The etiquette on how quickly to return texts and other messages depends more upon who sent it more than when it was sent.
I like attending weddings when they’re not mine. To be fair, I’ve only had one but I was so busy making sure everyone else had a good time. And shortly after we returned from the Honeymoon, my bride was prompt in sending out Thank You notes. The etiquette is one year, though Italians usually don’t give wedding gifts, we give money. Colloquially known as “ah boost,” that cash always warrants instant “Thank You’s.”
Social media has changed the expected time of response to all messages to immediately. So what I do often think about is the accepted response order when returning a Facebook message, voicemail, text or email. For me, texts take precedence. Which text gets the first reply depends upon my relationship to the sender.

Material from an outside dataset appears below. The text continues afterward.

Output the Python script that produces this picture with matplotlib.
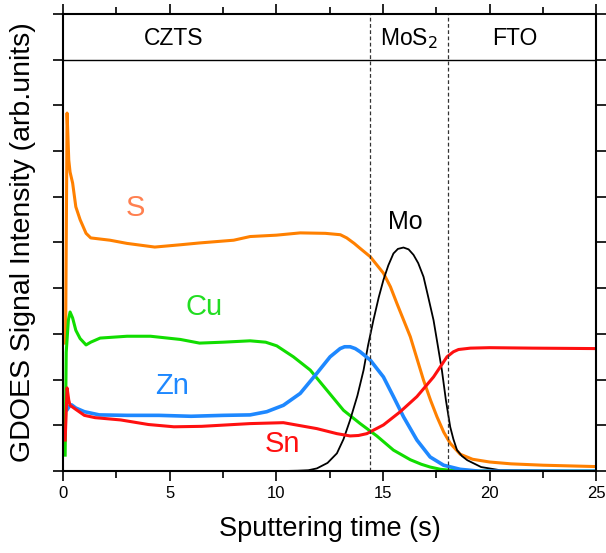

My child commands the fastest response time. I think most parents would agree. I turn my phone on silent on dates, though there have been times where one or both parties have evoked the “Gotta’ take this. It’s my kid” rule.
Who gets the returned message next is a bit tougher. Imagine this: it’s 10:30 on a Sunday morning, you’re at Home Depot wandering the aisles hoping to remember the item you so urgently went there for in the first place. You look down to see you have two texts. One’s from your boss the other from your significant other. Tough choice — or maybe not? And then everyone else files into a pecking order that only you have in your head.
The matter of how quickly you need to respond to a message is far more perplexing. So with all things being equal, and you’re not in bed, a meeting, a plane or at a funeral, how long do you wait to return a non-urgent call, email or text? If you don’t hear back from a text you send me within 15 minutes; a call within an hour; and an email within a day, then you should notify the local authorities. But I don’t expect the same turnaround as I’m joined at the hip with my laptop and smartphone.
When it comes to dating or spouses, the rules of message reply are at their strictest. As men, we’ve come to accept how “dinner at seven” doesn’t really mean seven. Now I know that both men and women are guilty of this but the double standard is definitely in effect The same way it’s never acceptable for a man to ask a woman her age, I believe now it’s never acceptable for a man to ask why a woman why she never replied as they work harder and have more to do than men. Fact. No matter because women tend to adhere to the “I reply, when I have time to reply, of course” etiquette.
What I find disheartening is how we’ve come to accept that our texts, emails, and phone calls don’t warrant an immediate response, or worse, any response at all. Though it’s become the preferred method, I’ll never understand why the “no reply” has replaced the “No, Thank You.” In truth, it has less to do with gender roles and more about involvement levels. The more connected we are when we’re together with the message sender, in general, the faster we respond when we’re apart.
So now if I don’t receive a response from someone I care for, I don’t worry. Instead, I delete their contact information. Unspoken messages travel the swiftest. I’m often amazed how quickly some then respond, and how pleased I am that some never do.